Source data ::
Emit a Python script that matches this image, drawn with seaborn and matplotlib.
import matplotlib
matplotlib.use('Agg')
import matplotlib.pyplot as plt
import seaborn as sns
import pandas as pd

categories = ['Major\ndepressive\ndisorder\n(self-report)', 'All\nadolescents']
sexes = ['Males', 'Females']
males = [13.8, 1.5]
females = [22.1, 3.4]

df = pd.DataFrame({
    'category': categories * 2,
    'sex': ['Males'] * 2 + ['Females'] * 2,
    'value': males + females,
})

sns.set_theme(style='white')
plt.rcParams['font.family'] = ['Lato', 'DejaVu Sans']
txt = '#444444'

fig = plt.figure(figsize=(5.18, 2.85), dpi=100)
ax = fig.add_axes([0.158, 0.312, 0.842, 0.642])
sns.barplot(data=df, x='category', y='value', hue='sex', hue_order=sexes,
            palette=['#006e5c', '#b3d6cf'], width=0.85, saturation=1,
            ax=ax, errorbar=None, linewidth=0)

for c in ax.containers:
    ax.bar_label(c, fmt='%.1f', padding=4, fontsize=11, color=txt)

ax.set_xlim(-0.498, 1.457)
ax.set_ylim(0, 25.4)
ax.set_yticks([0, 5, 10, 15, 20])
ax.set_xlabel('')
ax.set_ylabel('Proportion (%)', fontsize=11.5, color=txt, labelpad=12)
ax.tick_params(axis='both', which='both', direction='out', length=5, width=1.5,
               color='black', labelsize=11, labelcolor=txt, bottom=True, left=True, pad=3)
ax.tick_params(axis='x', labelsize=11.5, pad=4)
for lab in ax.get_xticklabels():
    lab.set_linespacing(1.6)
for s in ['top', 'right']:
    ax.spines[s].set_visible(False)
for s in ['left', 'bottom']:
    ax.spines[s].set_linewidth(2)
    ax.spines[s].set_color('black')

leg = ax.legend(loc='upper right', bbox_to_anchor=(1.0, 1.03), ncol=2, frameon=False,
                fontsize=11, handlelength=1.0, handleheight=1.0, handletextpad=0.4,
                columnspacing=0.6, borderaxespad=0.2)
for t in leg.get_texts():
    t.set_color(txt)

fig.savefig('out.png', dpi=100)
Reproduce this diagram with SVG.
---
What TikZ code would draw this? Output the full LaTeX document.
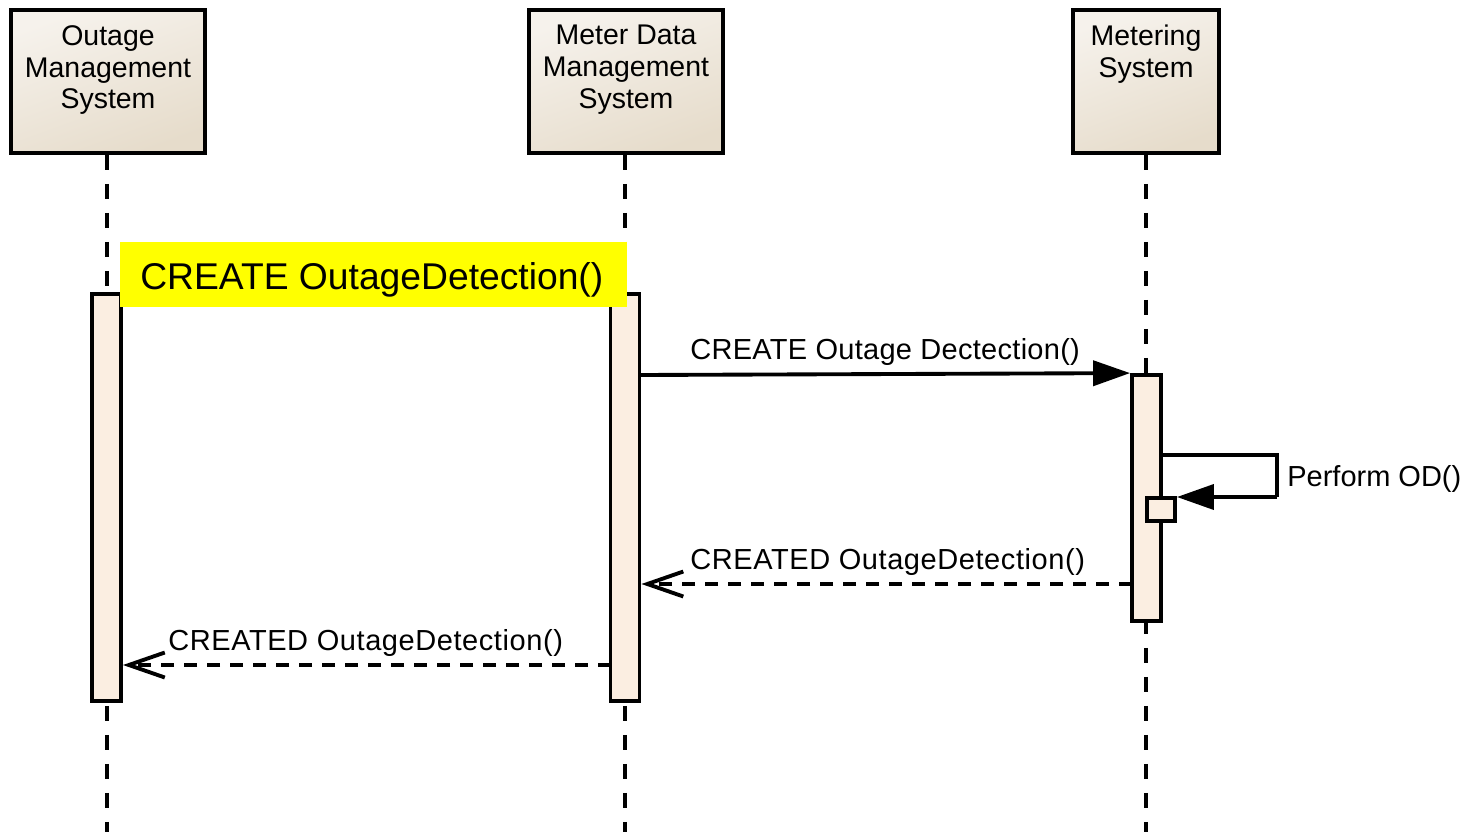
--
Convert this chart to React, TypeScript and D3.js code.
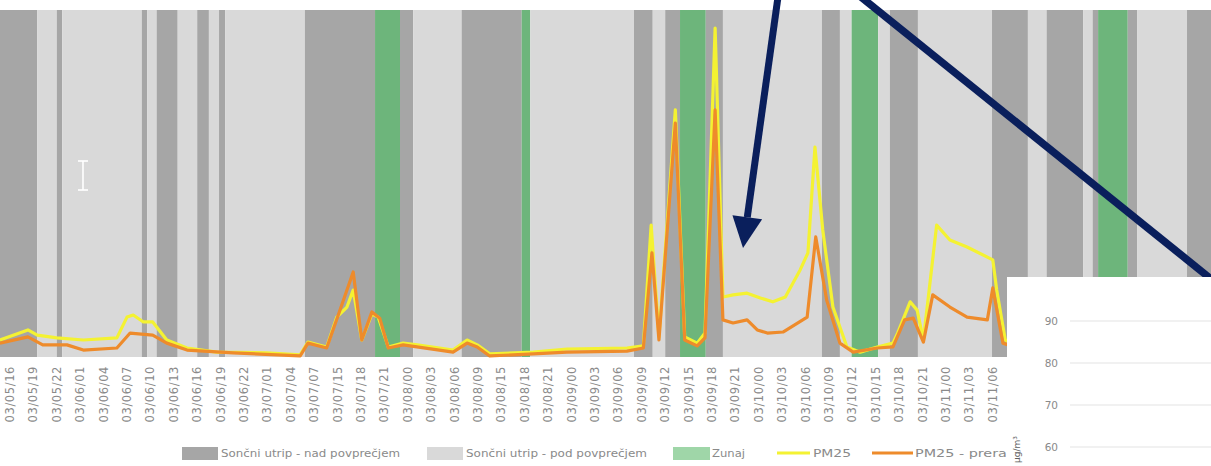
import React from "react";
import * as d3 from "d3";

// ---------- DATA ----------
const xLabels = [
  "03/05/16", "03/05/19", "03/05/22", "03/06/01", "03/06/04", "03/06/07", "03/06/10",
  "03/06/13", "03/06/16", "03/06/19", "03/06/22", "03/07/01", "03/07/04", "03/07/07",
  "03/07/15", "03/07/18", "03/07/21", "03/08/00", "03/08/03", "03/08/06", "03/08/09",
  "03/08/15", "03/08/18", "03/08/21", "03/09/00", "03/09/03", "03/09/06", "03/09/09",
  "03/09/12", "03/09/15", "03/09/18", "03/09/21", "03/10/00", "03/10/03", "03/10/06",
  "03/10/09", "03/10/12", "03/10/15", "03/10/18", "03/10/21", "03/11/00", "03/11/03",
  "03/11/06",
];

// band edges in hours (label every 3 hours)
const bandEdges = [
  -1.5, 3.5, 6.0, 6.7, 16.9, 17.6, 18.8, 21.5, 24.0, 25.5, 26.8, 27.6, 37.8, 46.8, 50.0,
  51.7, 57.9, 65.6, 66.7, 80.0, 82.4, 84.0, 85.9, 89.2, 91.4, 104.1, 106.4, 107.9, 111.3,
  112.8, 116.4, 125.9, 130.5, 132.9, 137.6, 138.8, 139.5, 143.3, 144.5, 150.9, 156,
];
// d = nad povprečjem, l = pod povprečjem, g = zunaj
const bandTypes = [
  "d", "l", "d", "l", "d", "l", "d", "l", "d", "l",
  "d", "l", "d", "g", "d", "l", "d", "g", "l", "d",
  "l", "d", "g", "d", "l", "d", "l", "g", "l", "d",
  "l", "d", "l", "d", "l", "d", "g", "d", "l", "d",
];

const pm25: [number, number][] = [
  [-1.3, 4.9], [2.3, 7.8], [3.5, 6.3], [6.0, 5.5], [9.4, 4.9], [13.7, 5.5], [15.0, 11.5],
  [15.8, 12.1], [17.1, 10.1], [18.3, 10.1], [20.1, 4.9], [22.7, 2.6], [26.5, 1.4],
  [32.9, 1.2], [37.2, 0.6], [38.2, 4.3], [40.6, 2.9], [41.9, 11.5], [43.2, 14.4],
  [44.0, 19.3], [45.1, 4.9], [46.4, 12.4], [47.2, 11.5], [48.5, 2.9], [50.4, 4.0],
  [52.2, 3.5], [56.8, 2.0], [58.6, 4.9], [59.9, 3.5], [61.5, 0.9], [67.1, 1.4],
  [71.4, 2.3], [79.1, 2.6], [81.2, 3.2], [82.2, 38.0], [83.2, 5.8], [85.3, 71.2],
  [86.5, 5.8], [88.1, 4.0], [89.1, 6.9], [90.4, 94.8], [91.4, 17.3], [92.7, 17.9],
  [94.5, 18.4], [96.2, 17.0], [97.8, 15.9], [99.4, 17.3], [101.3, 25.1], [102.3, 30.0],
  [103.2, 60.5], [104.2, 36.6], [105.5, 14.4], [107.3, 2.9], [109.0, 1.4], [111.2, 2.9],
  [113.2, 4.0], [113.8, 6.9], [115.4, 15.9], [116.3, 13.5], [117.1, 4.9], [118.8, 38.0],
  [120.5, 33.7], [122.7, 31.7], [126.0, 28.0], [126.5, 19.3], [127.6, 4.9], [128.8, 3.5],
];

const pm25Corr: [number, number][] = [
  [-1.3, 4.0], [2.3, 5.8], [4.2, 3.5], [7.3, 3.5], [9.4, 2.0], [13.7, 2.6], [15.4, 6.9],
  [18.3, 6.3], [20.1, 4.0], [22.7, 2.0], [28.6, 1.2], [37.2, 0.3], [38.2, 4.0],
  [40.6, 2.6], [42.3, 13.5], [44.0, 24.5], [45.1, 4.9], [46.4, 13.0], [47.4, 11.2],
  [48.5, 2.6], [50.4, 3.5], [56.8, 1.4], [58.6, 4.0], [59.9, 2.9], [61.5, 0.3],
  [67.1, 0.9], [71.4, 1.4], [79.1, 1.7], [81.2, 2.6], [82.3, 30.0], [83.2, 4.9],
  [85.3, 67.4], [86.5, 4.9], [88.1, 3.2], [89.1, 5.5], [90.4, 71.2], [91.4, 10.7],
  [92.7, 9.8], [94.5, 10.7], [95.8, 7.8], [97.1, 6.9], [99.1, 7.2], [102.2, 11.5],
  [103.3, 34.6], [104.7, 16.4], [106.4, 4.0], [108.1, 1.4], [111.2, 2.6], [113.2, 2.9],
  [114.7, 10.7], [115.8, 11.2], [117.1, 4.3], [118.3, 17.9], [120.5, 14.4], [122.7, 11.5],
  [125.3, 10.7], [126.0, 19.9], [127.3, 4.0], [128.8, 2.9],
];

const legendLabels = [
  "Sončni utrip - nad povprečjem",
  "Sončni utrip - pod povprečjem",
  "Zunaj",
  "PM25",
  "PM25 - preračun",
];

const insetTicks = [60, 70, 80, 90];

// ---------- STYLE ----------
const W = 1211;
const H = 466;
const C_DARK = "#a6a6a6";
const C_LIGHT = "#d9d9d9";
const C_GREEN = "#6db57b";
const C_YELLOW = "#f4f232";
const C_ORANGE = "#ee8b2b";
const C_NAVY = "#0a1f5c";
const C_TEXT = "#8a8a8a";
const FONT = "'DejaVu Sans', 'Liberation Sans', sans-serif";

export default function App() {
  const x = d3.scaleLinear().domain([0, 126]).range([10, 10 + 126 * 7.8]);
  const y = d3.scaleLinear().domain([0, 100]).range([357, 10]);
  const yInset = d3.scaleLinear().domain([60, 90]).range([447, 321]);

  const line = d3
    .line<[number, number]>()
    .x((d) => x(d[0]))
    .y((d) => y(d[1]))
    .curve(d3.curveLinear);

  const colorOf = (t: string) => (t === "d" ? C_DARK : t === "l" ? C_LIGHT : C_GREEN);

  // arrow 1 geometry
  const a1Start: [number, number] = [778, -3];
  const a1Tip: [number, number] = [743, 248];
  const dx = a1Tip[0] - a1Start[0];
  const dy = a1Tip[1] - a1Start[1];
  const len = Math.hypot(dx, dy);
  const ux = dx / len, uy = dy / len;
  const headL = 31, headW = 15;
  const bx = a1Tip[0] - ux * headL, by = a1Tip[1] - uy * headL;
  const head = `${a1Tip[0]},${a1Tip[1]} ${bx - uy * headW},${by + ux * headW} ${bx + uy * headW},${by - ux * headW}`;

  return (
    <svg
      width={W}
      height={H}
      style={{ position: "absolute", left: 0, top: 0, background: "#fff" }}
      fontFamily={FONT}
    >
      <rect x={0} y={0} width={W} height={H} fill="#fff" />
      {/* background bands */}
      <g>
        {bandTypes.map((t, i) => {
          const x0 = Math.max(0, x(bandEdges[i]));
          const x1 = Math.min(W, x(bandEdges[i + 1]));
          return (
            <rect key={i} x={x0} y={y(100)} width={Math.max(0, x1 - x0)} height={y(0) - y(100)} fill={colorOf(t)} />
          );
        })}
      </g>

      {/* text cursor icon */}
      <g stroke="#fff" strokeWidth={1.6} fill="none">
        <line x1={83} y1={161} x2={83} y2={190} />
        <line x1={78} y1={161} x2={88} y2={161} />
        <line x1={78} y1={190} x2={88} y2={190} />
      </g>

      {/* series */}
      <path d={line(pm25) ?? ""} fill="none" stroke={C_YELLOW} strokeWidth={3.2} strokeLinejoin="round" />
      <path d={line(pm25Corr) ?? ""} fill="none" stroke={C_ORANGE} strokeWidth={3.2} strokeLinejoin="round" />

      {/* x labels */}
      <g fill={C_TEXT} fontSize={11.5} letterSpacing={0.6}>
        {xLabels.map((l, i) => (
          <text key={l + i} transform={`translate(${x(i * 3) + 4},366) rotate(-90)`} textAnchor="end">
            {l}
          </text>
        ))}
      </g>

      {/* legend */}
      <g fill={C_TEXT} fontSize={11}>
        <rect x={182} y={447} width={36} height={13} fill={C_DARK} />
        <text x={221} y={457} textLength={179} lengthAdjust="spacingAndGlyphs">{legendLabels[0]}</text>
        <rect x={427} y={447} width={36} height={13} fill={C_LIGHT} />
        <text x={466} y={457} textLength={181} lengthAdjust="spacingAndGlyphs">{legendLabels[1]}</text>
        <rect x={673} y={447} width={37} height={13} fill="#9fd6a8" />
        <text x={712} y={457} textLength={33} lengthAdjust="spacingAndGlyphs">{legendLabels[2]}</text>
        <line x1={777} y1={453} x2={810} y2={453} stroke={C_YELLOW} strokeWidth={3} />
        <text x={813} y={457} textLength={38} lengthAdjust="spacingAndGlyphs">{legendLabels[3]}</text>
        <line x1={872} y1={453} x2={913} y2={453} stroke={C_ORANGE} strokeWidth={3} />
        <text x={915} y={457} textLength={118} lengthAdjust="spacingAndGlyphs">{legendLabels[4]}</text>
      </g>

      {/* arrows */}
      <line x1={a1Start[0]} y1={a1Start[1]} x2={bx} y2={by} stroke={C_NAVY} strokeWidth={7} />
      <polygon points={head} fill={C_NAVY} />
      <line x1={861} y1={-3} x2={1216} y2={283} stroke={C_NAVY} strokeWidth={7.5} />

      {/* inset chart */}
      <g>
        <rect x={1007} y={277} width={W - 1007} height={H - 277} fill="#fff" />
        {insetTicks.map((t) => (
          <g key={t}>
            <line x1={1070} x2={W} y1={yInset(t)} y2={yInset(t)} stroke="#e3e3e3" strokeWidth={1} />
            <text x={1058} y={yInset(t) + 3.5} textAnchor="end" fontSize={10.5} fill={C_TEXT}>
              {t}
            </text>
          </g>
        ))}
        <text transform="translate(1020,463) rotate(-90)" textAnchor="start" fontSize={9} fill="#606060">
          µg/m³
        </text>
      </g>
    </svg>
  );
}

Task details :: Copy each line of the data above that holds "with".

Expected answer ::
Emit a Python script that matches this image, drawn with seaborn and matplotlib.
Reproduce this diagram with SVG.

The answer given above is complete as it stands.